The plaintiff, currently incarcerated in Spokane County Jail in Washington, filed this action in federal court against the United States and various other federal agencies, along with a petition to proceed in forma pauperis. A look at the court's computerized record of cases ("PACER") shows that the plaintiff has filed at least 50 similar lawsuits in federal district courts throughout the United States in 2005. (http://pacer.uspci.uscourts.gov, query: McNeil, Duncan J., All Courts).

The Prison Litigation Reform Act does not allow a prisoner to proceed in forma pauperis if that "prisoner has, on 3 or more occasions, while incarcerated or detained in any facility, brought an action or appeal in a court of the United States that was dismissed on the grounds that it is frivolous, malicious, or fails to state a claim . . ., unless the prisoner is under imminent danger of serious physical injury." 28 U.S.C. § 1915(g).

  The plaintiff has brought 3 or more actions while incarcerated that were dismissed as frivolous. McNeil v. U.S. et al., 05-CV-1633 (N.D. Ga. 2005) (7/11/05 Order dismissing case under 28 U.S.C. Section 1915(g) and listing prior cases dismissed as frivolous). The Court therefore cannot grant the plaintiff's petition to proceed in forma pauperis. The plaintiff does allege that he is "presently under `imminent danger' of serious physical injury . . . as defined by 28 U.S.C. Section 1915(g), due to acts of intentional indifference to the plaintiff's health, safety & welfare, in direct retaliation and retribution in response to the plaintiff's lawful attempts to exercise his constitutional rights to the execution and enforcement of the `foreign judgments.'" (d/e 1, pp. 4-5). However, even assuming (without deciding) these allegations qualify for the imminent danger exception, that action could not be brought in the Central District of Illinois. The plaintiff is incarcerated in Spokane, Washington. The imminent danger he is allegedly suffering must necessarily be occurring in Spokane, Washington, and all the defendants subjecting him to imminent danger must also be in Spokane. This Court is therefore the wrong venue for an imminent danger claim by the plaintiff. 28 U.S.C. § 1391(b).

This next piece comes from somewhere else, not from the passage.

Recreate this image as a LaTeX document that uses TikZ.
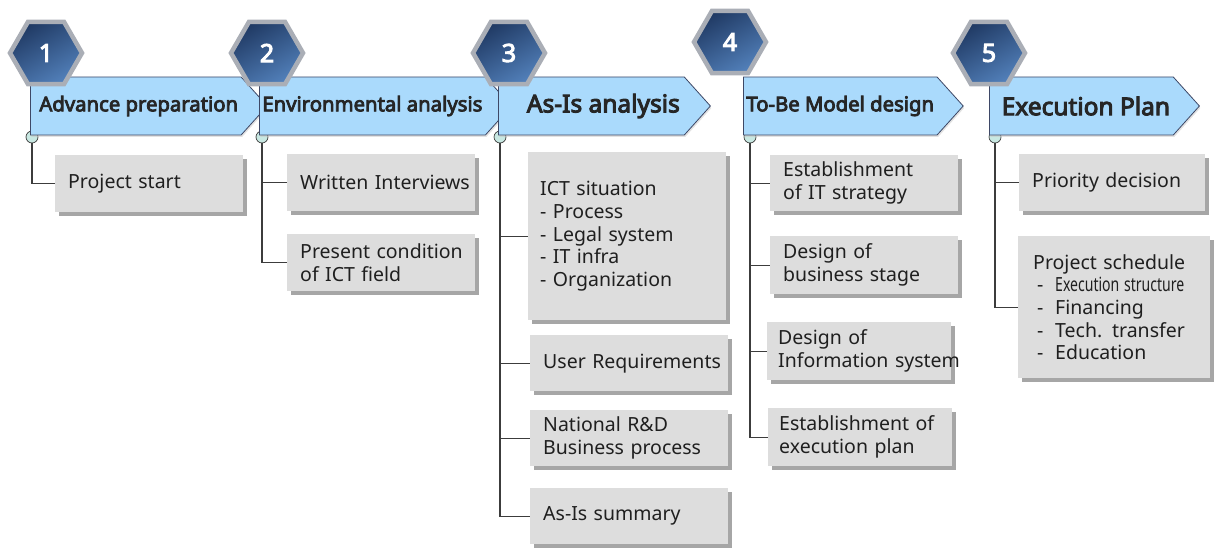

  IT IS THEREFORE ORDERED THAT this case is dismissed, without prejudice, pursuant to 28 U.S.C. Section 1915(g). To the extent the plaintiff states a claim that he is under imminent danger of serious physical injury within the meaning of 28 U.S.C. § 1915(g), that claim is dismissed for improper venue pursuant to 28 U.S.C. § 1391(b) and Fed.R.Civ.P. 12(b)(3).